Dep. County Attorney: Victim's body 'riddled with bullets'

BILLINGS - The homicide trial of a Billings man accused of fatally shooting his friend at least a dozen times is underway in Yellowstone County District Court.

Jury selection began Tuesday morning and wrapped up shortly before 10 a.m. Wednesday in Judge Todd Baugh's courtroom.

Jeffrey Guy, 44, is accused of murdering Scott "Frog" Maxson, 44, on March 20, 2011. Guy has been charged with one count of deliberate homicide and two counts of tampering with evidence.

During opening arguments Wednesday morning, Deputy County Attorney Rod Souza told the jurors, "the State will prove that this is a very simple case of a killing, a cover-up and getting caught."

According to Souza, the homicide is a case of two plans. The defendant's first plan was to cover-up and deny the murder, but when that fell through, he claimed self-defense.

Maxson was killed at some point in the middle of the night on March 19-20, but Guy didn't call 9-1-1 until the next morning claiming he found a body in the alley behind his house.

When Billings police arrived on scene at 738 Broadwater Avenue, they found Maxson's body lying in an alley "riddled with bullets," Souza said.

Guy told police that he was taking out his trash when he found the body in the alley. However, officers quickly noticed an obvious drag trail from Maxson's body leading to Guy's back door. Guy was transported to the Billings Police Department for questioning.

Initially Guy insisted he was innocent, but when the detective started mentioning all the evidence on scene that makes it look as though he committed the crime, Guy confessed.

Souza informed the jurors that Guy told the detective, "I did it. I killed Frog. I shot Frog. Shot him in my house, but I was acting in self-defense."

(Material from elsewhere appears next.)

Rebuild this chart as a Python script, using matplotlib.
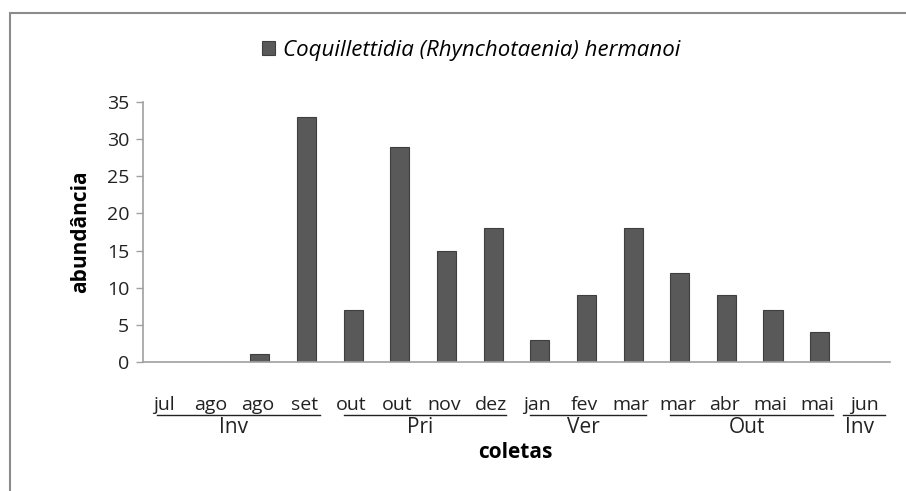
import matplotlib.pyplot as plt
from matplotlib.patches import Rectangle
import numpy as np

plt.rcParams['font.family'] = ['Open Sans', 'DejaVu Sans']

# collection months and counts
meses = ['jul', 'ago', 'ago', 'set', 'out', 'out', 'nov', 'dez',
         'jan', 'fev', 'mar', 'mar', 'abr', 'mai', 'mai', 'jun']
abundancia = [0, 0, 1, 33, 7, 29, 15, 18, 3, 9, 18, 12, 9, 7, 4, 0]

# seasons: name, first and last month index of each group
estacoes = ['Inv', 'Pri', 'Ver', 'Out', 'Inv']
est_ini = [0, 4, 8, 11, 15]
est_fim = [3, 7, 10, 14, 15]

fs = 14

fig = plt.figure(figsize=(9.06, 4.91), dpi=100)
ax = fig.add_axes([0.158, 0.263, 0.824, 0.529])

x = np.arange(len(meses))
ax.bar(x, abundancia, width=0.41, color='#595959', edgecolor='#3f3f3f',
       linewidth=0.8, label='Coquillettidia (Rhynchotaenia) hermanoi')

ax.set_xlim(-0.5, len(meses) - 0.5)
ax.set_ylim(0, 35)
ax.set_yticks(range(0, 36, 5))
ax.tick_params(axis='y', labelsize=fs, length=5, width=1, pad=5,
               labelcolor='#222222', color='#a0a0a0')
ax.set_xticks([])
for s in ['top', 'right']:
    ax.spines[s].set_visible(False)
for s in ['left', 'bottom']:
    ax.spines[s].set_color('#a0a0a0')
    ax.spines[s].set_linewidth(1.2)

ax.set_ylabel('abundância', fontsize=15, fontweight='bold', labelpad=11)

# month labels
trans = ax.get_xaxis_transform()
for i, m in enumerate(meses):
    ax.text(i - 0.05, -0.165, m, transform=trans, ha='center', va='center',
            fontsize=fs, color='#222222')

# season underline and labels (hand placed text boxes in the original)
for nome, a, b in zip(estacoes, est_ini, est_fim):
    if a == b:
        x0, x1 = a - 0.5, b + 0.4
    else:
        x0, x1 = a - 0.2, b + 0.28
    ax.plot([x0, x1], [-0.205, -0.205], transform=trans,
            color='#222222', lw=1, clip_on=False)
    ax.text((x0 + x1) / 2 - 0.1, -0.252, nome, transform=trans,
            ha='center', va='center', fontsize=15, color='#222222')

ax.text(7.48, -0.35, 'coletas', transform=trans, ha='center', va='center',
        fontsize=15, fontweight='bold')

leg = ax.legend(loc='center', bbox_to_anchor=(0.52, 0.898),
                bbox_transform=fig.transFigure, frameon=False,
                prop={'size': 16, 'style': 'italic'}, handlelength=0.6,
                handleheight=0.6, handletextpad=0.35)

# outer chart frame
fig.patches.append(Rectangle((10 / 906, -0.05), 1.1, 1 - 12.5 / 491 + 0.05,
                             transform=fig.transFigure, fill=False,
                             edgecolor='#8c8c8c', linewidth=1.5))

fig.savefig('out.png', dpi=100)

Guy claimed that Maxson arrived at his house sometime after 10 p.m. on the night of March 19. He said the victim was highly intoxicated. The two men had known each other for years. In fact, in the mid-90s Maxson lived with Guy at that same house.

According to Guy, the two men drank together that night. At some point, Maxson confronted Guy about being a confidential informant for the local drug task force back in the mid-90s. An argument between the men ensued and Guy told police that Maxson removed a mounted, three-foot sword from the wall and threatened him with it. That's when the defendant said he retrieved his firearm and shot Maxson. Guy said that he was acting in self-defense when he shot and killed the man.

Forensic testing performed on the sword revealed no evidence of blood or DNA from Maxson, according to Souza. The deputy county attorney also said that there was no evidence of struggle in the small house.

"His story was constantly evolving and constantly changing," Souza told the jurors.

Guy allegedly tried to destroy evidence in his stove and hid the weapon in a sack of laundry in his closet.

Souza also stated that the majority of bullet wounds indicate that Maxson was lying on his back when he was shot.

Guy allegedly shot Maxson at least 12 times with his 45-caliber Mac 10.

Maxson's defense attorney argued that, "Jeff Guy feared for his life and just kept firing until there was nothing left in the gun."

The defense told the jurors that there were a lot of things that Guy did in the hours after the death of Maxson that could have been done differently, but that doesn't mean he is guilty of deliberate homicide.

"The State has not proven that Guy did not act unjustifiably beyond a reasonable doubt," the attorney said.

The prosecution began its case Wednesday afternoon, calling witnesses to the stand.